I've been on other projects which I am hoping to post on other fora, so have neglected this blog. I do wish to discuss Trappist 1's inner planets meanwhile. JWST has a report on -d.
The present consensus runs that -c is airless. This was thought for innermost -b too; now, JWST claims -b has thick supercritical carbon-dioxide atmosphere "with a hydrocarbon smog". The present study looks at -d. This like -c has turned up nothing.
"Turns up nothing" doesn't mean nothing; Mars has something, but Elon doesn't care, since we cannot breathe on it. More of interest for -d is the counterclaim: that a thick cloudlayer shrouds the dark side. We'd be able to see the edges of that at the edges of either transit. Climate models - they say - allow this for such an insolation around such a red-shifted star.

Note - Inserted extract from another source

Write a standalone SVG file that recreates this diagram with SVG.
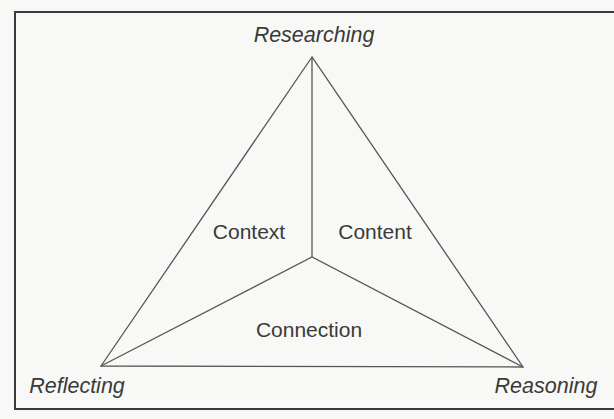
<svg xmlns="http://www.w3.org/2000/svg" width="614" height="419" viewBox="0 0 614 419">
  <style>
    .lbl { font-family: "Liberation Sans", Arial, sans-serif; font-size: 21px; fill: #3a3a3a; text-anchor: middle; }
    .it { font-style: italic; font-size: 21.5px; }
    .edge { stroke: #555; stroke-width: 1.3; fill: none; stroke-linejoin: miter; }
    .frame { stroke: #3a3a3a; stroke-width: 2; fill: none; }
  </style>
  <rect x="0" y="0" width="614" height="419" fill="#f8f8f6"/>
  <rect id="frame" class="frame" x="15" y="12" width="610" height="397"/>
  <g id="connectors">
    <polygon class="edge" points="312,57 101,366 523,367"/>
    <polyline class="edge" points="312,57 312,257"/>
    <polyline class="edge" points="101,366 312,257 523,367"/>
  </g>
  <g id="researching"><text class="lbl it" x="314" y="42">Researching</text></g>
  <g id="reflecting"><text class="lbl it" x="77" y="393">Reflecting</text></g>
  <g id="reasoning"><text class="lbl it" x="546" y="393">Reasoning</text></g>
  <g id="context"><text class="lbl" x="249" y="239">Context</text></g>
  <g id="content"><text class="lbl" x="375" y="239">Content</text></g>
  <g id="connection"><text class="lbl" x="309" y="337">Connection</text></g>
</svg>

My counter to the counter: planetary-formation models. Trappist-1's planets are in mutual resonance. They formed where they are without interference. Then the star did its T-Tauri thing. The T-Tauri phase enforced a coal line, which starts far away from -d. These planets, then, did not form with water. Nor with ammonia, methane what-have-you.
Whaddabout Venus, I hear my readers. To whom I am sympathetic. I did think T1-c, closer to the star, would be a Venuslike! but... it's not. As for T1-d, Venus is more massive. When our Sun was T-Tauri, Venus was further away than T1 b,c,d to T1... by a lot.
I'd hold the counterclaim for some other inner-HZ planet in a nonresonant M system.